Just when it seemed safe to declare Georgetown's fading NCAA tournament hopes dead and buried, the Hoyas managed to come up with a massive victory to inspire hope of an unlikely February revival.

Markel Starks scored a team-high 16 points and Georgetown out-worked Michigan State on the glass and stifled the Spartans defensively, a formula that resulted in a 64-60 victory on Saturday evening in New York. The Hoyas snapped a five-game losing streak, their longest since they also lost five in a row during the 2008-09 season.

If the absence of injured forwards Adreian Payne and Branden Dawson takes some of the steam out of Georgetown's upset, consider what Michigan State has already accomplished shorthanded. The injury-plagued Spartans (19-3, 8-1) have won while missing key players all season and were five days removed from winning in overtime at No. 15 Iowa without Payne and Dawson.

Though Georgetown is still only 12-9 overall and 3-6 in the Big East even with Saturday's big win, the Hoyas now at least have another eye-catching victory on their resumé to go with previous wins against Kansas State and VCU. They also have a chance to pile up some league wins the next few weeks with upcoming games at DePaul, home against Butler and Providence and at St.
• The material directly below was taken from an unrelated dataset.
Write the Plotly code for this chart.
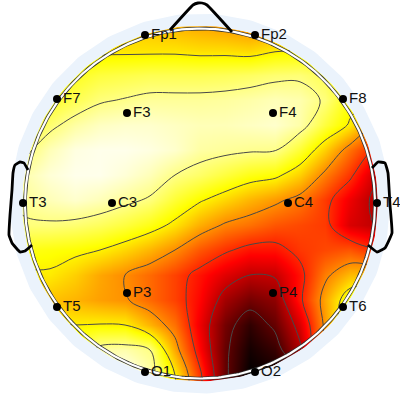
import numpy as np
import plotly.graph_objects as go

# grid positions of the scalp map (picture pixels)
grid_x = [0, 25, 50, 75, 100, 125, 150, 175, 200, 225, 250, 275, 300, 325, 350, 375, 400]
grid_y = [0, 25, 50, 75, 100, 125, 150, 175, 200, 225, 250, 275, 300, 325, 350, 375, 400]

# values: 0 = white ... 1 = black
row_000 = [.30, .30, .30, .30, .30, .32, .34, .36, .38, .40, .42, .42, .40, .38, .36, .34, .34]
row_025 = [.30, .30, .30, .30, .30, .32, .34, .36, .38, .40, .42, .42, .40, .38, .36, .34, .34]
row_050 = [.30, .30, .30, .29, .29, .29, .29, .29, .30, .30, .31, .28, .27, .26, .26, .28, .28]
row_075 = [.30, .30, .26, .22, .19, .18, .17, .17, .17, .165, .155, .14, .135, .17, .25, .30, .30]
row_100 = [.28, .25, .21, .17, .13, .115, .10, .10, .10, .095, .085, .07, .08, .13, .24, .30, .32]
row_125 = [.24, .22, .14, .09, .06, .05, .05, .06, .07, .07, .06, .05, .085, .19, .28, .42, .44]
row_150 = [.17, .14, .07, .03, .02, .02, .03, .05, .09, .10, .11, .115, .20, .32, .46, .58, .60]
row_175 = [.12, .08, .04, .02, .02, .04, .07, .12, .15, .19, .23, .25, .32, .44, .55, .70, .72]
row_200 = [.13, .10, .07, .05, .07, .10, .13, .20, .26, .31, .36, .40, .45, .54, .65, .74, .74]
row_225 = [.14, .13, .13, .14, .16, .19, .23, .29, .37, .43, .46, .50, .52, .54, .68, .72, .72]
row_250 = [.22, .23, .24, .25, .27, .31, .36, .42, .50, .555, .60, .60, .545, .52, .50, .56, .56]
row_275 = [.28, .28, .28, .32, .38, .42, .47, .53, .60, .67, .72, .71, .60, .44, .35, .33, .33]
row_300 = [.34, .34, .34, .36, .39, .41, .47, .53, .62, .76, .83, .79, .59, .38, .20, .20, .20]
row_325 = [.27, .27, .265, .27, .265, .27, .36, .46, .65, .83, .93, .85, .68, .40, .15, .15, .15]
row_350 = [.20, .20, .20, .20, .09, .08, .12, .38, .62, .85, .97, .92, .74, .40, .15, .15, .15]
row_375 = [.05, .05, .05, .05, .00, .00, .08, .27, .55, .85, 1.0, .98, .90, .50, .20, .20, .20]
row_400 = [.05, .05, .05, .05, .00, .00, .08, .27, .55, .85, 1.0, .98, .90, .50, .20, .20, .20]
scalp_values = [row_000, row_025, row_050, row_075, row_100, row_125, row_150, row_175, row_200,
                row_225, row_250, row_275, row_300, row_325, row_350, row_375, row_400]

electrode_names = ["Fp1", "Fp2", "F7", "F3", "F4", "F8", "T3", "C3", "C4", "T4", "T5", "P3", "P4", "T6", "O1", "O2"]
electrode_x = [145, 255, 57, 127, 273, 343, 23, 112, 288, 377, 57, 127, 273, 343, 145, 255]
electrode_y = [35, 35, 99, 113, 113, 99, 203, 203, 203, 203, 307, 293, 293, 307, 372, 372]

nose_x = [170, 193, 198, 202, 207, 232]
nose_y = [30, 5, 3, 3, 5, 32]
left_ear_x = [28, 24, 20, 15, 13, 12, 10, 9, 12, 20, 25, 32]
left_ear_y = [170, 163, 162, 165, 173, 190, 215, 235, 243, 252, 251, 245]
right_ear_x = [372, 378, 385, 388, 390, 392, 385, 377, 368]
right_ear_y = [168, 162, 163, 173, 205, 233, 248, 252, 245]

CX, CY = 200, 203.5
theta = np.linspace(0, 2 * np.pi, 361)


def circle(r):
    return CX + r * np.cos(theta), CY + r * np.sin(theta)


fig = go.Figure()

fig.add_trace(go.Heatmap(
    x=grid_x, y=grid_y, z=scalp_values, zmin=0, zmax=1, zsmooth="best", showscale=False,
    colorscale=[[0, "#ffffff"], [0.25, "#ffff00"], [0.625, "#ff0000"], [1, "#000000"]],
    hoverinfo="skip"))

fig.add_trace(go.Contour(
    x=grid_x, y=grid_y, z=scalp_values, showscale=False, hoverinfo="skip",
    contours=dict(start=0.12, end=0.87, size=0.15, coloring="none"),
    line=dict(color="#484848", width=1, smoothing=1.0)))

# white page outside the head, with a round hole for the map
mx, my = circle(178)
mask_x = [405, 405, -5, -5, 405, 405] + list(mx) + [405]
mask_y = [CY, -5, -5, 405, 405, CY] + list(my) + [CY]
fig.add_trace(go.Scatter(x=mask_x, y=mask_y, mode="lines", fill="toself", fillcolor="#ffffff",
                         line=dict(width=0, color="rgba(0,0,0,0)"), hoverinfo="skip", showlegend=False))

rx, ry = circle(184)
fig.add_trace(go.Scatter(x=rx, y=ry, mode="lines", line=dict(color="#ebf3fc", width=12),
                         hoverinfo="skip", showlegend=False))
hx, hy = circle(175)
fig.add_trace(go.Scatter(x=hx, y=hy, mode="lines", line=dict(color="#303030", width=3.6),
                         hoverinfo="skip", showlegend=False))
fig.add_trace(go.Scatter(x=hx, y=hy, mode="lines", line=dict(color="#ffffff", width=2.2),
                         hoverinfo="skip", showlegend=False))

for px, py in [(nose_x, nose_y), (left_ear_x, left_ear_y), (right_ear_x, right_ear_y)]:
    fig.add_trace(go.Scatter(x=px, y=py, mode="lines",
                             line=dict(color="#000000", width=2.8, shape="spline", smoothing=0.3),
                             hoverinfo="skip", showlegend=False))

fig.add_trace(go.Scatter(
    x=electrode_x, y=electrode_y, text=electrode_names, mode="markers+text",
    textposition="middle right", marker=dict(color="#000000", size=8),
    textfont=dict(family="Liberation Sans", size=15, color="#111111"),
    hoverinfo="skip", showlegend=False))

fig.update_layout(
    width=400, height=400, margin=dict(l=0, r=0, t=0, b=0), paper_bgcolor="#ffffff", plot_bgcolor="#ffffff",
    xaxis=dict(range=[0, 400], visible=False, fixedrange=True),
    yaxis=dict(range=[400, 0], visible=False, fixedrange=True),
    showlegend=False)

fig.write_html("out.html", config=dict(displayModeBar=False),
               post_script="document.body.style.margin='0';")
John's and Seton Hall.

Reeling off a string of victories won't be easy for a Georgetown team that lacks any interior scoring threats. Last year's star Otto Porter is in the NBA, heir apparent Greg Whittington tore his ACL and got dismissed from the program and mammoth center Joshua Smith was declared academically ineligible for the rest of the season in early January.

One of the keys for Georgetown going forward will be developing other scoring options besides standout guards Starks and D'Vauntes Smith-Rivera. Mikael Hopkins (10 points) and Jabril Trawick (8 points) offered some support Saturday, but what made the difference for the Hoyas was their defense and rebounding.

With Keith Appling struggling and Michigan State lacking two of its other top four scorers, the Spartans only shot 39.6 percent from the field. Gary Harris had 20 points, but Michigan State lacked interior scorers and hoisted up 29 3-pointers as a result. Georgetown also exploited the Spartans on the glass, grabbing 15 offensive rebounds and winning the battle on the boards 37-30.

Though personnel was surely a factor for Michigan State, Tom Izzo was adamant after the game that desire also played a role.

An oddly timed non-league game against a struggling opponent didn't inspire the same laser-eyed focus the Spartans had against Michigan and Iowa State in their previous two games. Conversely, this game was a potential season saver for Georgetown, and it showed.

Georgetown is still going to have to put together a brilliant February to make this result matter, but at least the Hoyas have hope. That's more than they had as recently as a few days ago.